I have an R script myscript.R
that uses a configuration file, e.g. config.xml
, what is the best way to submit such a script to a job scheduler (e.g., using qsub)?
I would like to be able to use the script and file in the same way that I would use, e.g., a C or Fortran executable, which is embedded in a bash script.
Here is an example of the approach that I use with a compiled Fortran executable fex
like the following that I will call fscript.sh
:
!#/bin/bash/
mpirun [arguments] "fex" -f $1
The above fscript.sh
can be sent to a cluster with instructions to read the config file like this:
qsub [arguments] fscript.sh 1 config.xml
To run R in an analogous way, I am using a bash script rscript.sh
#!/bin/bash
CONFIG=$1
env $CONFIG R --vanilla < myscript.R
This can be run at the command line, e.g.

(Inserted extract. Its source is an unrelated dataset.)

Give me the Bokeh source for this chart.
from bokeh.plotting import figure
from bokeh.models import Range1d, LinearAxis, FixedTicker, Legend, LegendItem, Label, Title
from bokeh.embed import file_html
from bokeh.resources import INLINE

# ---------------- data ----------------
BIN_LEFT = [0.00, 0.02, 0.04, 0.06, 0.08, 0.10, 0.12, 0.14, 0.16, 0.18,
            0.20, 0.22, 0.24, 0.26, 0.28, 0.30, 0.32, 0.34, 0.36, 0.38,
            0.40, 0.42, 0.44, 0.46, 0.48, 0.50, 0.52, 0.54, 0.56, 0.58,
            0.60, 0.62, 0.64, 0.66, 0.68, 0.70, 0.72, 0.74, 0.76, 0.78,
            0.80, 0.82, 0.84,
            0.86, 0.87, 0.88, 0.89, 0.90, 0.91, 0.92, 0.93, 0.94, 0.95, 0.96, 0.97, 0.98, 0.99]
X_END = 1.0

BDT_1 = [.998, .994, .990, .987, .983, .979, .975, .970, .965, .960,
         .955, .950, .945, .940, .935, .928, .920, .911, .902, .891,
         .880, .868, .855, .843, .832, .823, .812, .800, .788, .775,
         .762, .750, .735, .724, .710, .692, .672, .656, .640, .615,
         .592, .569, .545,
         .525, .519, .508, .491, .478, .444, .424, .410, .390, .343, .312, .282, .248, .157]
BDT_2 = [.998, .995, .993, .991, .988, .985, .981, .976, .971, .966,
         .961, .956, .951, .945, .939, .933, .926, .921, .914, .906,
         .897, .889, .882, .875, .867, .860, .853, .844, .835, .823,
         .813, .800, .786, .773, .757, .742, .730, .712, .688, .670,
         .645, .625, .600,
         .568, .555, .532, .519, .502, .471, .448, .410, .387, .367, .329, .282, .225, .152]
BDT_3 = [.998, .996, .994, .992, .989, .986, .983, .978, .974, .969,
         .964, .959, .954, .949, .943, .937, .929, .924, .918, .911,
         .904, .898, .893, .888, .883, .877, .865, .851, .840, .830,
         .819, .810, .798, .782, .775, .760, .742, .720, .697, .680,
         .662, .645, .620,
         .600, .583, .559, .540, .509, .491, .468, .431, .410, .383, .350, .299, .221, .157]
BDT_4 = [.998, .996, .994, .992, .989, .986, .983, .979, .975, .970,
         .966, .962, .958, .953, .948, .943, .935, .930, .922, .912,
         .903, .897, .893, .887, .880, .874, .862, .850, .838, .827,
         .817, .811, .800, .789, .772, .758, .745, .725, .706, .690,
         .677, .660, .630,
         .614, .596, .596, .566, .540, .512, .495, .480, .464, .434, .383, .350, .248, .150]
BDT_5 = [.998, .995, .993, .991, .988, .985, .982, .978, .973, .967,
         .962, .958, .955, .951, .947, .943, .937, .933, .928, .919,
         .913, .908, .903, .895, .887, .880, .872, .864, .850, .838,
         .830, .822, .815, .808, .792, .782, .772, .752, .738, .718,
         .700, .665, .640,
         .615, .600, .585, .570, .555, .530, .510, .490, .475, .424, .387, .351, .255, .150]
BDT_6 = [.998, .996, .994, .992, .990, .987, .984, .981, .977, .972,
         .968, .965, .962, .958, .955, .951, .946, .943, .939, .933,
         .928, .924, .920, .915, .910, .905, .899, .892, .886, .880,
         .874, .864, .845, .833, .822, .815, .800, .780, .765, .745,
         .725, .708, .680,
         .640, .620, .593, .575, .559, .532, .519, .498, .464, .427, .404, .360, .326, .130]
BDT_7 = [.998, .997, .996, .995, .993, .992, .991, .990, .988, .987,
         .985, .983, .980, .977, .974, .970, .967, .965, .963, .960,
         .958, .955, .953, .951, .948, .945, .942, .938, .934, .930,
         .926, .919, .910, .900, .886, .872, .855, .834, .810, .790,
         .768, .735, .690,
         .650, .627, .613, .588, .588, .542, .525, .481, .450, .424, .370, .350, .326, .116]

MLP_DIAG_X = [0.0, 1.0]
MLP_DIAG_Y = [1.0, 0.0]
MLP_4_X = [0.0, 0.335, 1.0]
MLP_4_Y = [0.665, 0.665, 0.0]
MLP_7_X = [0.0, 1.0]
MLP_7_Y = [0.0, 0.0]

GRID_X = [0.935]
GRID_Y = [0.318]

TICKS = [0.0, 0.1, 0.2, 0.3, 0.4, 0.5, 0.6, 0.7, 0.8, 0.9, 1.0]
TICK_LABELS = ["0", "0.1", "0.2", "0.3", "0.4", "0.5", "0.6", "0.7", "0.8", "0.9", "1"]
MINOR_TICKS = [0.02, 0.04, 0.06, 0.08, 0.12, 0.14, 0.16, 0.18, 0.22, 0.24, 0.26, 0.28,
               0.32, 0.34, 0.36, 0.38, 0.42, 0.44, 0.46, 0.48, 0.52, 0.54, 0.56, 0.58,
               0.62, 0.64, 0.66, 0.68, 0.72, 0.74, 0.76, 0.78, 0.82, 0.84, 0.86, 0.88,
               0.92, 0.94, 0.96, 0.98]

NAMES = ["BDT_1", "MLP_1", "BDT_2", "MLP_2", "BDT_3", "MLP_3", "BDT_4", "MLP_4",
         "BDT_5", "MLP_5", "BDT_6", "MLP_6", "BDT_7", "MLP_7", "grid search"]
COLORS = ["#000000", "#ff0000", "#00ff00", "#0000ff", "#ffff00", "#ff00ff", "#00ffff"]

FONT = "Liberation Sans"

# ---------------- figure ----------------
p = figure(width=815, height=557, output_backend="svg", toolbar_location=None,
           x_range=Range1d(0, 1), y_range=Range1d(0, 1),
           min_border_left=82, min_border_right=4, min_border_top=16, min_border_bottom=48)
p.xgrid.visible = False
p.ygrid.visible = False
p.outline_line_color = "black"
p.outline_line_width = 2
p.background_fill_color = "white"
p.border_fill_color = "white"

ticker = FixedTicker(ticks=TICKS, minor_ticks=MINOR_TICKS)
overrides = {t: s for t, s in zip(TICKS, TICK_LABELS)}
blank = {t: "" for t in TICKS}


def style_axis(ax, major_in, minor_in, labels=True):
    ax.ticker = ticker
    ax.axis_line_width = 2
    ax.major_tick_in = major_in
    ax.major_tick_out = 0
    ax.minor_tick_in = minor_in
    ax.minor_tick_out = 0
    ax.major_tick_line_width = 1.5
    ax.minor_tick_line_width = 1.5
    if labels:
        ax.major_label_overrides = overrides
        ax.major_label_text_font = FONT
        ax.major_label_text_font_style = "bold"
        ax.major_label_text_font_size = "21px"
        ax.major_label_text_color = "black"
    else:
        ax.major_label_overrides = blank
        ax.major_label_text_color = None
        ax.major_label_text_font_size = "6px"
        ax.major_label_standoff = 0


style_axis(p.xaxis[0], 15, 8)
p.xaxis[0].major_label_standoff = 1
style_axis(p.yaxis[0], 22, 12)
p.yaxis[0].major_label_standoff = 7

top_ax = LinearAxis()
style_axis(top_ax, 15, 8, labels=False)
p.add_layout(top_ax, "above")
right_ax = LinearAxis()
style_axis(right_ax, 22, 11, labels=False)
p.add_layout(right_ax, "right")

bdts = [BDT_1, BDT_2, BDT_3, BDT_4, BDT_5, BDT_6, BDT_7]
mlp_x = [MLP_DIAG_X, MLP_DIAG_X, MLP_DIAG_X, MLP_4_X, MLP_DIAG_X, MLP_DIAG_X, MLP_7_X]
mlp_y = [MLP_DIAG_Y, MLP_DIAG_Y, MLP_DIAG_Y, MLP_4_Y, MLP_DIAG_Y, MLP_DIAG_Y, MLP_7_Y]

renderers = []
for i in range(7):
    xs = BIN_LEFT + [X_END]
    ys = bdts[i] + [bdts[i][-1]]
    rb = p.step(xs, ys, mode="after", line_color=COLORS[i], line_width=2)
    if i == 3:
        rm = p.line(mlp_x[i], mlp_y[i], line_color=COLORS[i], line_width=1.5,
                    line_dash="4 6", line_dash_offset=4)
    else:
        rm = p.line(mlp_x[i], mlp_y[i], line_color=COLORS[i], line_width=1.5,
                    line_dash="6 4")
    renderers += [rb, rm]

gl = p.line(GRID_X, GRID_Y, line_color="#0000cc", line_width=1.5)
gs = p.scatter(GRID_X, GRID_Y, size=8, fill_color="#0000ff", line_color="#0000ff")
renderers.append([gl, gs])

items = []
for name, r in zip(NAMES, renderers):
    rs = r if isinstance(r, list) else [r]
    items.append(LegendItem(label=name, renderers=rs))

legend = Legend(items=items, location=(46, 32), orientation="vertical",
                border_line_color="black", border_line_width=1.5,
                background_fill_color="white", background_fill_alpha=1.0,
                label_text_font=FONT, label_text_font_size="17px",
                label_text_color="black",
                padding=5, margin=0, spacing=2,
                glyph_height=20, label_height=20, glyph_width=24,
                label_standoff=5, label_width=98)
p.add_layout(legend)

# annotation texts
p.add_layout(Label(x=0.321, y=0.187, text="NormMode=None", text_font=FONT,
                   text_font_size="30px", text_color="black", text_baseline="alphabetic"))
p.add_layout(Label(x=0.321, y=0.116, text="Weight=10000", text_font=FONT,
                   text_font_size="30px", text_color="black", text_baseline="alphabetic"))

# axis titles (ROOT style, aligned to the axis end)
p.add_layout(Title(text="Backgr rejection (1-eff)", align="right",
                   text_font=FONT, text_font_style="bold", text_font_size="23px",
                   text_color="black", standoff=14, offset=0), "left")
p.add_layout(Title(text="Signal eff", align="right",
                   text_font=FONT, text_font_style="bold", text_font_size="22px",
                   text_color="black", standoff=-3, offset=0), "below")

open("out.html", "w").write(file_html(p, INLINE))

qsub [arguments] rscript.sh config.xml
Where the rscript.R
contains something like
library(XML)
config <- Sys.getenv("CONFIG")
config <- xmlList(xmlParse(config.xml))
myfunction(config)
In addition to coming up with the bash script rscript.sh
described above, I have read through tutorials and some documentation for Rscript
and compiler, but it is not clear to me if these are the contexts in which one would be preferred over the other. Also, it is not clear the best way to pass a configuration file in either context.
This questions is related to others, e.g., What are the ways to create an executable from R program, Does an R compiler exist?. However, I do not think that is essential to use compiled code.
What does compiler
have to do with anything? It compiles R code into byte-code for the R interpreter so it may not do what you suspect.
For scripting, use Rscript
(available everywhere), or littler (which predates Rscript).
We actally wrote littler explicitly for this scripting purpose and my "Intro to HPC with R" talks (see the presentations page) actually have examples of submitting such script to the slurm scheduler / resource managers (as I never had access to qsub
).
There are many other questions here relating to Rscript
and command-line parsing. That should get you started.